House and Senate lawmakers have agreed on a five-year plan to change how physicians are paid for treating Medicare patients, an issue that has created a recurring scramble in Congress for over a decade.
Under the deal announced Thursday, Medicare would increase the amount it pays physicians by 0.5% each year for the next five years. The agreement was the result of talks that included the top members of the Senate Finance, House Energy and Commerce, and House Ways and Means committees.
The new bill would also offer bonuses to health-care providers that agree to have their reimbursements based more on outcomes than on the volume of services they provide.
The rates, a perennial issue in Congress since the early 2000s, stem from a 1997 budget law aimed at restraining the growth of Medicare payments. That law set a formula for physician rates that tied payment increases to economic growth, but when health-care costs rose faster than the economy, Congress began to override the formula, in what became known as the “doc fix.”
I’m not opposed to any of this. There was no way they’d ever let the SGR kick in and reduce reimbursement to docs overnight by twenty-some percent. There would be a revolt. Plus, the slowdown in medical spending growth makes the projected cost of this as good as it’s going to get for a while.

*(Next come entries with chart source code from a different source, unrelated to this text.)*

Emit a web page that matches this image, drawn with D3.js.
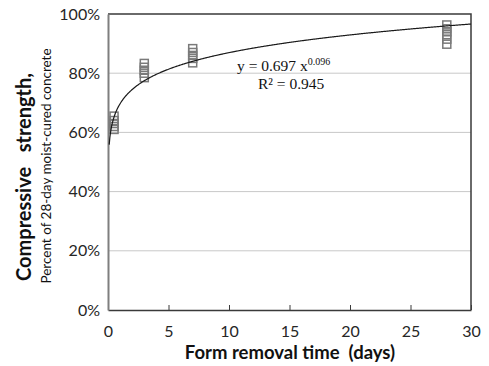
<!DOCTYPE html>
<html>
<head>
<meta charset="utf-8">
<script src="https://cdn.jsdelivr.net/npm/d3@7"></script>
<style>
  html, body { margin: 0; padding: 0; background: #fff; }
  svg { display: block; }
</style>
</head>
<body>
<svg id="chart" width="489" height="366"></svg>
<script>
// Measured strength of form-removed specimens, grouped by removal age
const days0_5 = [61, 62, 63, 64, 65.5];
const days3 = [78.5, 80, 81, 82, 83.3];
const days7 = [83.5, 85, 86, 87, 88.3];
const days28 = [89.8, 91.5, 93, 94, 95, 96.3];
const removalDays = [0.5, 3, 7, 28];
const strengthGroups = [days0_5, days3, days7, days28];

// Power trendline y = a * x^b
const fitA = 0.697;
const fitB = 0.096;
const fitR2 = 0.945;

const xTicks = [0, 5, 10, 15, 20, 25, 30];
const yTicks = [0, 0.2, 0.4, 0.6, 0.8, 1.0];

const svg = d3.select("#chart");
const margin = { left: 108, top: 14, right: 489 - 471, bottom: 366 - 310 };
const W = 489 - margin.left - margin.right;
const H = 366 - margin.top - margin.bottom;

const x = d3.scaleLinear().domain([0, 30]).range([margin.left, margin.left + W]);
const y = d3.scaleLinear().domain([0, 1]).range([margin.top + H, margin.top]);

const tickFont = "Lato, 'Open Sans', sans-serif";

// horizontal gridlines
svg.append("g")
  .selectAll("line")
  .data(yTicks.filter(t => t > 0 && t < 1))
  .join("line")
  .attr("x1", x(0)).attr("x2", x(30))
  .attr("y1", d => y(d)).attr("y2", d => y(d))
  .attr("stroke", "#c8c8c8").attr("stroke-width", 1);

// frame: top and right edges
svg.append("path")
  .attr("d", `M${x(0)},${y(1)}H${x(30)}V${y(0)}`)
  .attr("fill", "none").attr("stroke", "#3a3a3a").attr("stroke-width", 1.5);

// x axis
const xAxis = d3.axisBottom(x).tickValues(xTicks).tickSizeInner(-5).tickSizeOuter(0).tickPadding(16);
const gx = svg.append("g").attr("transform", `translate(0,${y(0)})`).call(xAxis);
gx.select(".domain").attr("stroke", "#3a3a3a").attr("stroke-width", 1.5);
gx.selectAll(".tick line").attr("stroke", "#3a3a3a");
gx.selectAll(".tick text").attr("font-family", tickFont).attr("font-size", 16).attr("fill", "#262626");

// y axis
const yAxis = d3.axisLeft(y).tickValues(yTicks).tickSize(0).tickPadding(8).tickFormat(d3.format(".0%"));
const gy = svg.append("g").attr("transform", `translate(${x(0)},0)`).call(yAxis);
gy.select(".domain").attr("stroke", "#7f7f7f").attr("stroke-width", 2);
gy.selectAll(".tick text").attr("font-family", tickFont).attr("font-size", 16).attr("fill", "#262626");

// data markers: open grey squares
const points = [];
removalDays.forEach((d, i) => strengthGroups[i].forEach(v => points.push({ d, v: v / 100 })));
const ms = 8;
svg.append("g")
  .selectAll("rect")
  .data(points)
  .join("rect")
  .attr("x", p => x(p.d) - ms / 2)
  .attr("y", p => y(p.v) - ms / 2)
  .attr("width", ms).attr("height", ms)
  .attr("fill", "none")
  .attr("stroke", "#7a7a7a").attr("stroke-width", 1.5);

// trendline
const fitX = d3.range(0.1, 30.001, 0.05);
const line = d3.line().x(t => x(t)).y(t => y(fitA * Math.pow(t, fitB))).curve(d3.curveLinear);
svg.append("path")
  .attr("d", line(fitX))
  .attr("fill", "none").attr("stroke", "#1a1a1a").attr("stroke-width", 1.2);

// equation label
const eq = svg.append("text")
  .attr("x", 237).attr("y", 71)
  .attr("font-family", "'Liberation Serif', 'Times New Roman', serif")
  .attr("font-size", 15.5).attr("fill", "#111");
eq.append("tspan").text(`y = ${fitA} x`);
eq.append("tspan").attr("dy", -6).attr("font-size", 10).text(fitB);

const r2 = svg.append("text")
  .attr("x", 258).attr("y", 89)
  .attr("font-family", "'Liberation Serif', 'Times New Roman', serif")
  .attr("font-size", 15.5).attr("fill", "#111");
r2.text(`R² = ${fitR2}`);

// axis titles
svg.append("text")
  .attr("x", 290).attr("y", 359)
  .attr("text-anchor", "middle")
  .attr("font-family", tickFont).attr("font-weight", "bold")
  .attr("font-size", 18.5).attr("fill", "#111")
  .attr("xml:space", "preserve")
  .text("Form removal time  (days)");

svg.append("text")
  .attr("transform", "translate(31,177) rotate(-90)")
  .attr("text-anchor", "middle")
  .attr("font-family", tickFont).attr("font-weight", "bold")
  .attr("font-size", 20).attr("fill", "#111")
  .attr("xml:space", "preserve")
  .text("Compressive   strength,");

svg.append("text")
  .attr("transform", "translate(51,166) rotate(-90)")
  .attr("text-anchor", "middle")
  .attr("font-family", tickFont)
  .attr("font-size", 13.5).attr("fill", "#111")
  .text("Percent of 28-day moist-cured concrete");
</script>
</body>
</html>
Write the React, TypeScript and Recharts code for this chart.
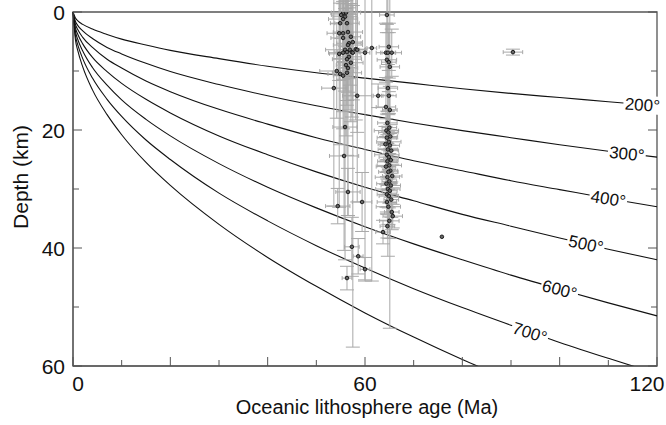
import React from "react";
import {
  ComposedChart,
  Line,
  Scatter,
  XAxis,
  YAxis,
  ErrorBar,
  ReferenceArea,
} from "recharts";

// age (Ma) sample points for the isotherm curves
const ages = [0, 0.5, 1, 2, 4, 7, 10, 15, 20, 30, 40, 50, 60, 70, 80, 90, 100, 110, 120];

// isotherm depths (km)
const iso200 = [0, 1.0, 1.5, 2.1, 2.9, 3.8, 4.6, 5.6, 6.5, 7.9, 9.2, 10.3, 11.2, 12.1, 13.0, 13.8, 14.5, 15.2, 15.9];
const iso300 = [0, 1.6, 2.3, 3.2, 4.5, 6.0, 7.1, 8.7, 10.1, 12.3, 14.2, 15.9, 17.4, 18.8, 20.1, 21.3, 22.5, 23.6, 24.6];
const iso400 = [0, 2.1, 3.0, 4.3, 6.0, 8.0, 9.5, 11.7, 13.5, 16.5, 19.0, 21.3, 23.3, 25.2, 26.9, 28.6, 30.1, 31.6, 33.0];
const iso500 = [0, 2.7, 3.8, 5.4, 7.7, 10.1, 12.1, 14.8, 17.1, 21.0, 24.2, 27.1, 29.7, 32.0, 34.3, 36.3, 38.3, 40.2, 42.0];
const iso600 = [0, 3.3, 4.7, 6.6, 9.4, 12.4, 14.9, 18.2, 21.0, 25.7, 29.7, 33.2, 36.4, 39.3, 42.0, 44.6, 47.0, 49.3, 51.5];
const iso700 = [0, 4.0, 5.6, 7.9, 11.2, 14.8, 17.7, 21.7, 25.0, 30.7, 35.4, 39.6, 43.4, 46.9, 50.1, 53.1, 56.0, 58.7, 61.3];
const iso800 = [0, 4.7, 6.6, 9.3, 13.2, 17.4, 20.8, 25.5, 29.4, 36.0, 41.6, 46.5, 51.0, 55.1, 58.9, 62.4, 65.8, 69.0, 72.1];

// isotherm labels
const labelTexts = ["200°", "300°", "400°", "500°", "600°", "700°"];
const labelAges = [117, 113.8, 110, 105.4, 100, 93.9];
const labelDepths = [15.7, 24.0, 31.6, 39.3, 47.0, 54.3];

// earthquakes: [age, depth, age error, depth error]
const clusterA = [
  [55.5, 0.2, 2.5, 3], [56.1, 0.1, 3, 2], [55.1, 0.5, 2, 4], [55.9, 0.8, 2.5, 5],
  [55.5, 1.2, 3, 3], [54.9, 1.9, 2, 6], [56.3, 1.9, 2.5, 4], [54.7, 3.6, 2.5, 8],
  [55.5, 3.6, 2, 5], [56.5, 3.4, 3, 6], [55.5, 4.4, 2.5, 7], [57.1, 4.2, 2, 10],
  [56.7, 5.3, 2.5, 6], [57.5, 5.1, 2, 51.7], [56.5, 5.6, 3, 8], [58.1, 6.3, 2, 12],
  [55.9, 6.4, 4, 7], [56.3, 6.8, 2.5, 9], [56.9, 6.4, 2, 6], [57.3, 6.8, 3, 11],
  [57.5, 6.9, 2.5, 8], [55.5, 6.9, 3, 10], [54.7, 7.1, 2, 26], [58.4, 6.4, 2, 14],
  [56.7, 7.6, 2.5, 9], [56.3, 8.0, 3, 7], [56.1, 9.0, 2, 12], [57.1, 8.6, 2.5, 10],
  [56.5, 9.5, 2, 25], [54.2, 10.0, 3.5, 8], [54.9, 10.5, 2.5, 12], [55.5, 10.8, 2, 9],
  [56.3, 10.3, 3, 14], [53.6, 12.9, 2.5, 20], [58.4, 14.2, 3, 18], [55.9, 19.5, 2.5, 22.5],
  [55.7, 24.4, 3, 16], [56.5, 30.5, 2.5, 4], [54.4, 32.9, 2.5, 3], [59.4, 32.2, 2, 5],
  [57.3, 39.8, 1.5, 5], [58.6, 41.4, 1, 3], [60.0, 43.6, 1, 2], [56.3, 45.1, 1, 2],
  [60.0, 6.9, 1, 38.5], [61.4, 6.1, 1, 39.5], [62.7, 14.2, 1, 2],
  [90.4, 6.8, 2, 0.5], [75.8, 38.1, 0, 0],
];

const clusterB = [
  [64.5, 0.5, 1.5, 3], [64.9, 5.9, 2, 4], [64.3, 6.9, 2, 5], [64.7, 6.9, 1.5, 34.5],
  [65.5, 6.9, 2, 4], [64.5, 8.1, 2, 6], [64.9, 8.5, 1.5, 5], [65.1, 9.3, 2, 44.3],
  [64.7, 12.9, 2, 4], [64.9, 14.2, 1.5, 3], [64.3, 16.1, 2, 5], [65.1, 16.6, 1.5, 4],
  [64.6, 18.8, 2, 2], [65.0, 19.6, 1.5, 3], [64.4, 20.1, 2.5, 2], [64.8, 20.4, 2, 3],
  [65.2, 21.1, 1.5, 2], [64.5, 21.3, 2, 4], [64.9, 22.0, 2.5, 2], [64.2, 22.4, 1.5, 3],
  [65.1, 22.6, 2, 2], [64.7, 23.3, 2, 3], [65.4, 23.5, 1.5, 2], [64.5, 24.2, 2.5, 3],
  [64.9, 24.6, 2, 2], [65.3, 25.1, 1.5, 4], [64.6, 25.3, 2, 3], [65.0, 26.0, 2.5, 2],
  [64.3, 26.2, 2, 3], [65.2, 26.9, 1.5, 2], [64.8, 27.1, 2, 3], [65.6, 27.8, 2, 2],
  [64.6, 28.0, 2.5, 3], [65.0, 28.7, 1.5, 2], [64.4, 29.1, 2, 4], [65.3, 29.4, 2, 2],
  [64.7, 30.0, 2.5, 3], [65.1, 30.3, 1.5, 2], [64.5, 30.9, 2, 3], [64.9, 31.2, 2, 2],
  [65.4, 31.8, 1.5, 3], [64.5, 32.2, 2, 2], [64.8, 33.0, 2.5, 3], [65.5, 33.9, 1.5, 3],
  [65.7, 34.6, 2, 2], [65.0, 35.4, 2, 3], [64.6, 36.3, 1.5, 2], [63.7, 37.3, 1.5, 2],
];

const xTicks = [0, 10, 20, 30, 40, 50, 60, 70, 80, 90, 100, 110, 120];
const xLabels = [0, 60, 120];
const yTicks = [0, 10, 20, 30, 40, 50, 60];
const yLabels = [0, 20, 40, 60];

const FONT = '"Liberation Sans", Arial, Helvetica, sans-serif';
const AXIS = "#555";
const ERR = "#a8a8a8";
const labelTilt: Record<string, number> = {
  "200°": 4, "300°": 6, "400°": 9, "500°": 12, "600°": 15, "700°": 18,
};

const curveRows = ages.map((age, i) => ({
  age,
  t200: iso200[i],
  t300: iso300[i],
  t400: iso400[i],
  t500: iso500[i],
  t600: iso600[i],
  t700: iso700[i],
  t800: iso800[i],
}));
const curveKeys = ["t200", "t300", "t400", "t500", "t600", "t700", "t800"];

const labelRows = labelTexts.map((text, i) => ({ age: labelAges[i], depth: labelDepths[i], text }));

const quakeRows = [...clusterA, ...clusterB].map(([age, depth, ageErr, depthErr]) => ({
  age,
  depth,
  ageErr,
  depthErr,
}));

// plot box: x 73..657, y 12..366
const PLOT_RIGHT = 657;

function BottomTick({ x, y, payload }: any) {
  const v = payload.value;
  const len = v % 20 === 0 ? 9 : 6;
  // keep the end labels inside the figure, as in the original
  const shift = v === 0 ? 5 : v === 120 ? -10 : 0;
  return (
    <g>
      <line x1={x} y1={y} x2={x} y2={y - len} stroke={AXIS} />
      {xLabels.includes(v) && (
        <text x={x + shift} y={y + 25} textAnchor="middle" fontSize={21} fontFamily={FONT} fill="#111">
          {v}
        </text>
      )}
    </g>
  );
}

// left axis tick also draws the matching inward tick on the right frame
function LeftTick({ x, y, payload }: any) {
  const v = payload.value;
  const len = v % 20 === 0 ? 9 : 6;
  return (
    <g>
      <line x1={x} y1={y} x2={x + len} y2={y} stroke={AXIS} />
      <line x1={PLOT_RIGHT} y1={y} x2={PLOT_RIGHT - len} y2={y} stroke={AXIS} />
      {yLabels.includes(v) && (
        <text x={x - 8} y={y} dy="0.36em" textAnchor="end" fontSize={21} fontFamily={FONT} fill="#111">
          {v}
        </text>
      )}
    </g>
  );
}

function Dot({ cx, cy }: any) {
  if (cx == null || cy == null) return null;
  return <circle cx={cx} cy={cy} r={1.8} fill="#666" stroke="#111" strokeWidth={0.9} />;
}

function IsoLabel({ cx, cy, payload }: any) {
  if (cx == null || cy == null) return null;
  const a = labelTilt[payload.text] ?? 0;
  return (
    <g transform={`rotate(${a} ${cx} ${cy})`}>
      <rect x={cx - 19} y={cy - 9} width={38} height={18} fill="#fff" />
      <text x={cx} y={cy} dy="0.36em" textAnchor="middle" fontSize={17} fontFamily={FONT} fill="#111">
        {payload.text}
      </text>
    </g>
  );
}

export default function App() {
  return (
    <div style={{ position: "absolute", left: 0, top: 0, background: "#fff" }}>
      <ComposedChart
        width={666}
        height={425}
        data={curveRows}
        margin={{ top: 12, right: 9, bottom: 0, left: 0 }}
      >
        <XAxis
          dataKey="age"
          type="number"
          domain={[0, 120]}
          ticks={xTicks}
          interval={0}
          height={59}
          tickSize={0}
          tickMargin={0}
          tick={<BottomTick />}
          axisLine={{ stroke: AXIS }}
          label={{
            content: () => (
              <text x={367} y={414} textAnchor="middle" fontSize={20} fontFamily={FONT} fill="#111">
                Oceanic lithosphere age (Ma)
              </text>
            ),
          }}
        />
        <YAxis
          yAxisId="d"
          type="number"
          domain={[0, 60]}
          reversed
          allowDataOverflow
          ticks={yTicks}
          interval={0}
          width={73}
          tickSize={0}
          tickMargin={0}
          tick={<LeftTick />}
          axisLine={{ stroke: AXIS }}
          label={{
            content: () => (
              <text
                x={22}
                y={177}
                transform="rotate(-90 22 177)"
                textAnchor="middle"
                dominantBaseline="middle"
                fontSize={21}
                fontFamily={FONT}
                fill="#111"
              >
                Depth (km)
              </text>
            ),
          }}
        />
        <YAxis yAxisId="lab" type="number" domain={[0, 60]} reversed hide />
        <ReferenceArea
          yAxisId="d"
          x1={0}
          x2={120}
          y1={0}
          y2={60}
          fill="none"
          fillOpacity={0}
          stroke={AXIS}
          strokeWidth={1.3}
          ifOverflow="visible"
        />
        {curveKeys.map((k) => (
          <Line
            key={k}
            yAxisId="d"
            dataKey={k}
            type="monotone"
            stroke="#111"
            strokeWidth={1.1}
            dot={false}
            activeDot={false}
            isAnimationActive={false}
          />
        ))}
        <Scatter
          yAxisId="d"
          data={quakeRows}
          dataKey="depth"
          shape={<Dot />}
          isAnimationActive={false}
        >
          <ErrorBar dataKey="ageErr" direction="x" width={2} stroke={ERR} strokeWidth={1} />
          <ErrorBar dataKey="depthErr" direction="y" width={7} stroke={ERR} strokeWidth={1} />
        </Scatter>
        <Scatter
          yAxisId="lab"
          data={labelRows}
          dataKey="depth"
          shape={<IsoLabel />}
          isAnimationActive={false}
        />
      </ComposedChart>
    </div>
  );
}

But what I find amazing is this: This bill will “cost” something like $150 billion. I put that in quotes because I’ve never believed that it would actually go into effect. Regardless, Congress is going to pass something that will add $150 billion to future spending. For doctors’ salaries? Sure! No problem.
Remember this the next time they say there’s no money in the budget for something, especially when that something is healthcare related. I’m thrilled that they finally acknowledge that sometimes good things cost money.
UPDATE: Dan Munro reminds me that there is still far to go before this becomes law.